Lakin bu durum, “coğrafyanın kaderini belirlemek isteyenleri durduracak” diye hevesli olmayalım! Daha beter hamlelerin atılacağı aşikârdır. Lakin zor, oyunu bozdu! Kararlılık, oyunu bozdu! Batı’nın kendi içindeki çelişki ve kendini koruma argümanları, olaya farklı bakmayı zorlamakta!

Rusya kendini geleceğinin, Türkiye’nin güçlü ve ABD’ye karşı başkaldırısı ile bağlı olduğunu net görmekte! İran her ne kadarda bu coğrafyada Türkiye’nin varlığının ve tutumunun liderliğe götüren yeni konjonktürel durumun mevcudiyetinden rahatsız olsa da, bu büyük jeostrateji planlamaların, İran’ı da içerisine almak suretiyle, büyük çöküş planı olduğunun farkında. Her ne kadar sonuna kadar güvenilmese de, şu anlık O da dayanışma içinde olma zorunluluğunun farkında! Meselenin, Türkiye’ye verilen ve verilmeyecek destekten gitmediğini, iyice anlamış durumda.

Almanya, yine geçen yüzyıldaki hatalarını yapmakta! Hedef tahtasına, doğru isimleri koymamakta! Ortakları, terör örgütleri! ABD’nin neredeyse söylediklerini fiilen yapan devlet haline gelmesi, Avrupa’nın geleceği açısından da ağır bir durumdur.

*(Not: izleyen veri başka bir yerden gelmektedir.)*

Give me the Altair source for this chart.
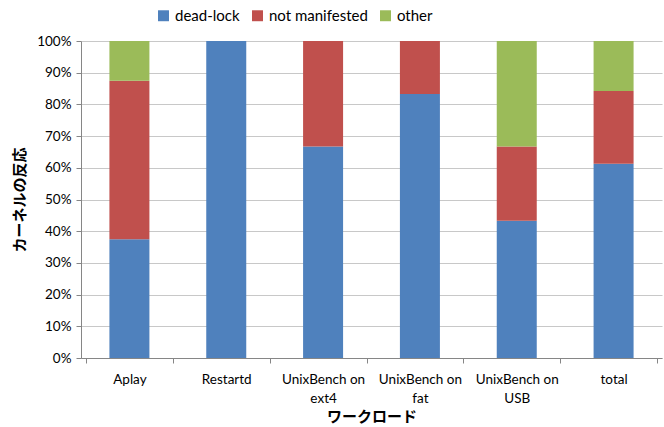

Bu durum ileride, Almanya’nın kendi içindeki ciddi çatlamaların sinyalidir aslında!

Şimdi durup dururken Afganistan’da yeni yeni patlamalar ile Pakistan’daki patlamalar, sizce tesadüf mü? İran-Rusya-Türkiye içerisindeki hareketlilikler tesadüf mü? Elbette değil! Bir taraftan enerji hatlarının Akdeniz’e uzanan güzergâhındaki durum, diğer taraftan Doğu’ya kayan finans akışı, dahası yeni İpek Yolu hattı ve bunların hepsinin merkezine oturan Türkiye söz konusudur. Bu durum, fiili olarak Türkiye’yi merkezi ve olağanüstü gerekli konumuna itmekte... Bu durumu, terör örgütlerini besleyerek, gâh buharlaştırıp gâh ortaya çıkarma suretiyle engelleme olayını, artık hepimiz anlamış durumdayız. Doğu Akdeniz’deki petrol rezervleri, İpek Yolu hattı ve bu güzergâhta öne çıkan yeni dünyaya hâkimiyet kurabilecek yeni aktörler! Sancı büyük, çılgınlıkların nedeni de budur!